Our mesh generation software provides 100% Delaunay tetrahedralisations that are seamlessly integrated with cubically meshed regions to optimise subsequent simulation performance.
The software reads a number of bespoke and commercial CAD formats and is controlled through a Windows GUI and easily permits targeted mesh refinement to be introduced by the user.
The code runs on Linux platforms and is highly optimised for speed and memory performance.
We do not publish on mesh generation, so if this is of interest please contact us by email.
The time domain solver allows a variety sources to be introduced into a simulation that evaluates how electromagnetic fields, currents, voltages, wave scattering etc evolve in time. Sources and the associated observations, material models, surface treatments etc can be introduced via a flexible Windows GUI that when combined with the mesh of the structure, creates the overall model.

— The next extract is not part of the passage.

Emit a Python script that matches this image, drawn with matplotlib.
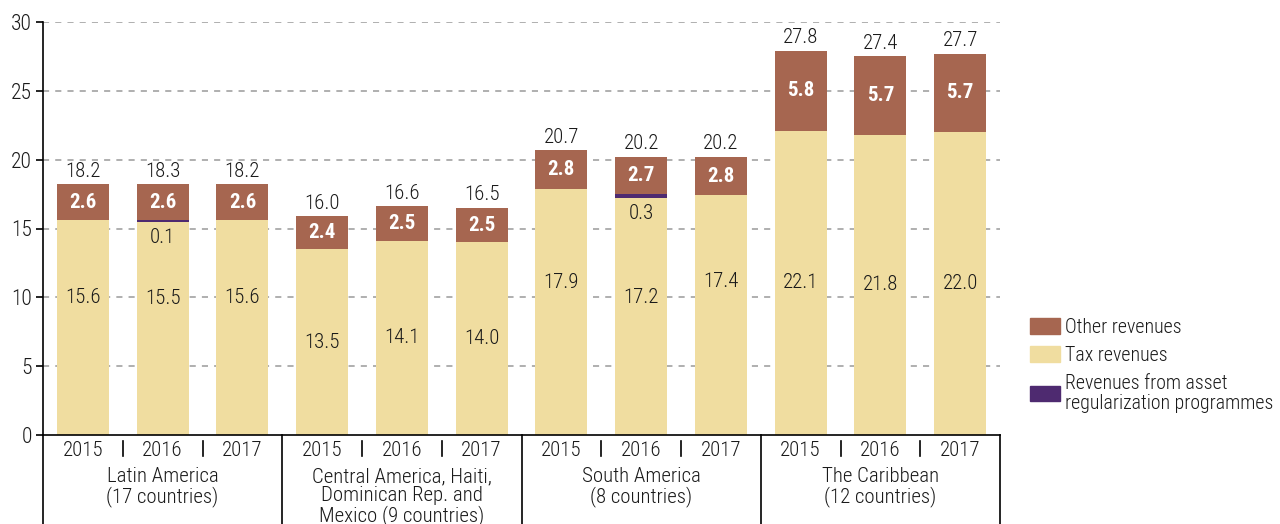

Advanced material models such as multilayer anisotropic CFC skins are available as well a s a sophisticated digital filter suite to provide in situ data processing.
The code incorporates a full facility to identify the “modes” of waveguide structures which can be used to extract S-parameters, provide sources and broadband perfectly terminated boundaries.
Various output formats include far field scatter patterns and Radar Cross Section calculations.
All outputs can be visualised in our Windows GUIs that provide the user with the usual zoon-focus-rotate features along with the ability to animate the evolution with time of for example surface currents.
The code is fully parallelised and we routinely run it over our 160 core commodity clusters equipped with a 1 TB of RAM.